Talvez fossem rapazes que tinham um carro à sua disposição somente quando os pais o permitem, isto é, no fim de semana, ou quando tinham os carros o tempo todo e não tinham responsabilidade sobre nada mais.
Na rotatória iluminada, dava para ver seus rostos rindo das artes que faziam.
Buzinadinhas marotas, flashes dos faróis dos carros deles denunciavam o sucesso que achavam ter.
A felicidade deles de, por algum tempo, pelo menos, serem figuras importantes na vida dos outros. Travando o trânsito, boicotando encontros planejados, modificando programas feitos.
Pareciam sentir-se, afinal, pessoas com alto status, pelo menos naqueles raros momentos que, ruidosamente, impediam outros de irem para seus destinos.
Pareciam sentir-se poderosos, talvez desafiando algum medo interior que não pudessem resolver. Ali, com aquelas máquinas poderosas, que lhes serviam de escudo, talvez estivessem se sentindo capazes de impressionar a quem eles mais temiam se estivessem sem tais máquinas.
A distância que mantinham era exata para os motoristas das pistas de ida e vinda ficarem com medo, ficarem precavidos com um possível acidente, caso avançassem em algum intervalo mínimo dado entre os carros.
Dava para ouvir o ranger de motores nas pistas paralelas, aumentando cada vez mais, à medida que os motoristas, impedidos de avançar, percebiam a regularidade das voltas que os rapazes davam e a intenção deles naquele momento.
Os rapazes rodavam, rodavam, riam, e a quantia de carros nas pistas de idas e vindas aumentava cada vez mais.
Ninguém de nós tinha coragem de tentar atravessar a rotatória.
Talvez, alguns dessas pistas, que precisavam atravessar a rotatória, já tivessem chamado a polícia, mas mesmo ela, a menos que viesse pela ilha do meio, não conseguiria chegar até os rapazes.
Já se ouvia sirenes, mas não parecia que os rapazes estavam se importando. Continuavam rodando a rotatória numa sincronia inigualável.
O caminhão ao nosso lado já tinha percebido a armação dos rapazes há algum tempo.
Ele já tinha buzinado, já tinha dado sinais de farol, tentando fazer os rapazes desistirem daquela brincadeira perigosa que estavam fazendo.
Tudo em vão.

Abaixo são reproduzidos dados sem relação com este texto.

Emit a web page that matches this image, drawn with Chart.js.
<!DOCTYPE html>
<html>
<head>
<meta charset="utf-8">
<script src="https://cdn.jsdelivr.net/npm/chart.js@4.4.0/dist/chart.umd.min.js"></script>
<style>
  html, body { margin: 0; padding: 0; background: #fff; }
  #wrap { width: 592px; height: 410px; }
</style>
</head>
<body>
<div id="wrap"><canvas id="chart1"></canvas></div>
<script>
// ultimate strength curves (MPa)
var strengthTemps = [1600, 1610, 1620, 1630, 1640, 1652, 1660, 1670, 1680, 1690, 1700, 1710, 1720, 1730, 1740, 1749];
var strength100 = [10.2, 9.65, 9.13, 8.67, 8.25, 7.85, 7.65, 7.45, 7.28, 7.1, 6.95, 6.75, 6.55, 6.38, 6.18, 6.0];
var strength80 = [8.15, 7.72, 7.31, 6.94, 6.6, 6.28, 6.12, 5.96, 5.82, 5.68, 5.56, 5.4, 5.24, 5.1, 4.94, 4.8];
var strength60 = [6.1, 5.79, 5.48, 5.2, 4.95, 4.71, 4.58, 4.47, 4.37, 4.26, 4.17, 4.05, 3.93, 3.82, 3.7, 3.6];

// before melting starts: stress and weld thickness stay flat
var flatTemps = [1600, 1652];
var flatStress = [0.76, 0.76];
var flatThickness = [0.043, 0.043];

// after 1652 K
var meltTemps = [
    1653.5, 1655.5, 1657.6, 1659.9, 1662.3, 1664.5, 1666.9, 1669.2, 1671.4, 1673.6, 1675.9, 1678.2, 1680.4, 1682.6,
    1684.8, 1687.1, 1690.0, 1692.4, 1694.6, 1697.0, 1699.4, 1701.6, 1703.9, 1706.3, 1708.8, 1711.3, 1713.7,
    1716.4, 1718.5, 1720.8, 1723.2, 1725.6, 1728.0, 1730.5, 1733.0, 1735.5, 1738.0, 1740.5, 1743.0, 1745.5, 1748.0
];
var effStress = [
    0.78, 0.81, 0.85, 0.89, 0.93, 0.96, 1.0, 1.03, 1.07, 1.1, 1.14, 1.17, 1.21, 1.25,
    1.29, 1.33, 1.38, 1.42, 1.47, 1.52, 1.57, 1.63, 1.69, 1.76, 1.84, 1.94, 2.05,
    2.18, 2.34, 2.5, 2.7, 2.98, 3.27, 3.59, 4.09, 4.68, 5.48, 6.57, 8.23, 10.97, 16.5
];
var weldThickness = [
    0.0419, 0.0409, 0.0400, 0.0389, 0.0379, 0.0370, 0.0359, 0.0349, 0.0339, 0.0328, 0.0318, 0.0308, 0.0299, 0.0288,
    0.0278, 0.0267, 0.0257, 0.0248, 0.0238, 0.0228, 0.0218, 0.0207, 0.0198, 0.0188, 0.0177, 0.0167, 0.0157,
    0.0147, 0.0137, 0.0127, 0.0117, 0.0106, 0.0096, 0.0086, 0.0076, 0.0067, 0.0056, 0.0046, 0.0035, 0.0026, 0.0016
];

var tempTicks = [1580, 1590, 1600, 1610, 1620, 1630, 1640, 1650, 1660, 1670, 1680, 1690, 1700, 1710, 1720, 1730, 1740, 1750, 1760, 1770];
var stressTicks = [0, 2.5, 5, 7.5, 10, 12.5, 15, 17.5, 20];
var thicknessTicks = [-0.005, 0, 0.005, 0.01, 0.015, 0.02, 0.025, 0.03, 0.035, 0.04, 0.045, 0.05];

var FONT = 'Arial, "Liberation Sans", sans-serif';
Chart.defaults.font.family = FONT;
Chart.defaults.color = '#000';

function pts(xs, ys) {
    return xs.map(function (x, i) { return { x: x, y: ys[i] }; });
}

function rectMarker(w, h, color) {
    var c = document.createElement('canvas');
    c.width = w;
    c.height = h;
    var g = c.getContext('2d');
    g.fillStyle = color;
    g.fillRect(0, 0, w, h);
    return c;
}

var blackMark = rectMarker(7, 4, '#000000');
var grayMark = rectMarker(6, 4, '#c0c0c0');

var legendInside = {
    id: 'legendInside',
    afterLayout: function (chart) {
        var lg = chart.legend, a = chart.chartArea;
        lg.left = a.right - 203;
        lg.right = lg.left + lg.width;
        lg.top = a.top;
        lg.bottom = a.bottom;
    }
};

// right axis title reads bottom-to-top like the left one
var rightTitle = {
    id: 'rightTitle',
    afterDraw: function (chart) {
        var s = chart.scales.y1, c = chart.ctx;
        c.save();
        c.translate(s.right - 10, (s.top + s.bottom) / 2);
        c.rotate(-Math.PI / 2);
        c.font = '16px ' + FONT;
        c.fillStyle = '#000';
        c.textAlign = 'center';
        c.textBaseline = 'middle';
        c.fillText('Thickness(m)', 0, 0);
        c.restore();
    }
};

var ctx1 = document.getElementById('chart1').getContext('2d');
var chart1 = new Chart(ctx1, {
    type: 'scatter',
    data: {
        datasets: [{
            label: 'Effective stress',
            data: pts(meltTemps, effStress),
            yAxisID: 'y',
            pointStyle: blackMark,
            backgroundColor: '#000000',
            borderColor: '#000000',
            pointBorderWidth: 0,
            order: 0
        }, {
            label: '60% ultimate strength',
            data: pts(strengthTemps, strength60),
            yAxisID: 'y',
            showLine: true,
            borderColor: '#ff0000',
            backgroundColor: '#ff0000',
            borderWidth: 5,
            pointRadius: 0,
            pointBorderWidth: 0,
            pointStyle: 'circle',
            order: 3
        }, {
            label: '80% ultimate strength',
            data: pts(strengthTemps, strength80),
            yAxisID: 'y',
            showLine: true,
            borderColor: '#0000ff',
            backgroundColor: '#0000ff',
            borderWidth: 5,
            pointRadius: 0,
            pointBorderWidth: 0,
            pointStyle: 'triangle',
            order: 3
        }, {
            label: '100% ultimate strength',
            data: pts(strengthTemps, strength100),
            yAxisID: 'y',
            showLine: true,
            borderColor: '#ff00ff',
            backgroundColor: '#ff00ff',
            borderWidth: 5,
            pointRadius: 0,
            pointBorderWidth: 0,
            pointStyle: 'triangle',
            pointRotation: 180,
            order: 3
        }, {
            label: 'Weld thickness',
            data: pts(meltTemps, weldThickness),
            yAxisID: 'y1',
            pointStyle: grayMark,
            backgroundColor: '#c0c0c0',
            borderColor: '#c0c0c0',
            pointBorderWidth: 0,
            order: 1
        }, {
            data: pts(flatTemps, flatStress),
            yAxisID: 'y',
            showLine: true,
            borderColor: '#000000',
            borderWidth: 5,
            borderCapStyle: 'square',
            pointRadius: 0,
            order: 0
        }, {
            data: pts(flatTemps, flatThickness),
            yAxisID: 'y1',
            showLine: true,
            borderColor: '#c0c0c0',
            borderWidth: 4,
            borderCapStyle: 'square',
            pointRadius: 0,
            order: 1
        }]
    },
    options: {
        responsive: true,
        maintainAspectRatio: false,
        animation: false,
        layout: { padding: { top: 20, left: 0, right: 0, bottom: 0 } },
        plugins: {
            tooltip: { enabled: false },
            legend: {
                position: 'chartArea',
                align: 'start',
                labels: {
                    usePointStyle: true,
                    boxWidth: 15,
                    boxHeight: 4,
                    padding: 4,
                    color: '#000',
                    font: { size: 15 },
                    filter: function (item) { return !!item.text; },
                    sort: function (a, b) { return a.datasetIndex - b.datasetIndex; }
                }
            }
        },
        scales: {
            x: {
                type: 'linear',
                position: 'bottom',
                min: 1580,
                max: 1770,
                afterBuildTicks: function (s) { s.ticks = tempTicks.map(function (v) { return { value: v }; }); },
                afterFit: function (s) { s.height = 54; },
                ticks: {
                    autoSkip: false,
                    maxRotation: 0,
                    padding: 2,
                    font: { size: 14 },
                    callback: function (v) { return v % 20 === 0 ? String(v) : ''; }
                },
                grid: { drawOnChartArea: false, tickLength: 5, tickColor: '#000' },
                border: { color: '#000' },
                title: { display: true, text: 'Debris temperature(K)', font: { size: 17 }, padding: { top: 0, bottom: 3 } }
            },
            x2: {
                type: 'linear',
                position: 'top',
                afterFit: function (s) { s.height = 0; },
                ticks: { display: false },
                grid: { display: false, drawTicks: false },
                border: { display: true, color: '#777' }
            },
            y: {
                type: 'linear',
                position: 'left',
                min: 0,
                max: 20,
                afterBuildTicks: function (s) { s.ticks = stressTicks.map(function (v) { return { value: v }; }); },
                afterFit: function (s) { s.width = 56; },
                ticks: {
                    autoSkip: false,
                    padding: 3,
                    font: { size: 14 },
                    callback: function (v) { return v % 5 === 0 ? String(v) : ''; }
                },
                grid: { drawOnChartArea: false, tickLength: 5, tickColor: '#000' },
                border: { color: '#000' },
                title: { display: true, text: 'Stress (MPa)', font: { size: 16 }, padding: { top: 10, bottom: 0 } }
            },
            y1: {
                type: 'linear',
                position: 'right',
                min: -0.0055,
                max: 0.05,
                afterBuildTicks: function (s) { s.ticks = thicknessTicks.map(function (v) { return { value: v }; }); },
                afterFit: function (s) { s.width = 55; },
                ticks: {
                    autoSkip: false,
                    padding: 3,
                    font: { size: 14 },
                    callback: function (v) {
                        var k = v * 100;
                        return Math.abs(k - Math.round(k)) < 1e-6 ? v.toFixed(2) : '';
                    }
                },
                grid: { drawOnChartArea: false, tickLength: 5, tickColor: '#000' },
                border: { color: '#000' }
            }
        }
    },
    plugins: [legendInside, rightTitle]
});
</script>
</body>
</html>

Eles continuavam rodopiando a rotatória na mesma sincronia de antes.
De repente, o que eu mais temia aconteceu.
O motorista do caminhão botou seu monstro em movimento.
Cansado da palhaçada da juventude inconsequente, ele começou a avançar na curva da rotatória.
Aquele enorme veículo, aquela enorme boleia, aquelas enormes carrocerias carregadas com cilindros, provavelmente de usina, começaram, vagarosa e teimosamente, entrar na rotatória, onde um dos carros dos rapazes inconsequentes já adentrava novamente a curva.
O resultado seria catastrófico se eles não conseguissem parar. Parece que o universo inteiro parou de respirar para aceitar, fosse qual fosse o resultado daquela decisão.
Freadas violentas foram ouvidas, e em seguida, batidas consecutivas.
Os três astros da palhaçada perderam seu picadeiro e caíram na lona. Como se pode imaginar, o segundo carro foi o mais danificado. Atingiu o primeiro e foi atingido pelo terceiro.
Eles literalmente se “empacotaram” no meio da rotatória.
Somente alguns arranhões premiaram os rapazes, ainda bem, mas os carros, especialmente o segundo, provavelmente teve perda total, enquanto as pistas de ida e vinda ficaram liberadas e todos saudavam o caminhão com leves buzinadas, que agora transitava altaneiro pela estrada à frente.
A melhor alternativa deles foi conseguirem frear e não bater no caminhão, pois aí a situação seria caótica de fato, mas quero crer que até isso o motorista do caminhão soube calcular. Entrar na rotatória numa distância que permitisse aos infelizes “moleques” frearem.
Frearam, um pouco atrasados, parecendo que para isso não haviam treinado.
Afinal, o motorista anônimo do caminhão foi o herói da noite, o herói da estrada, o herói de todos.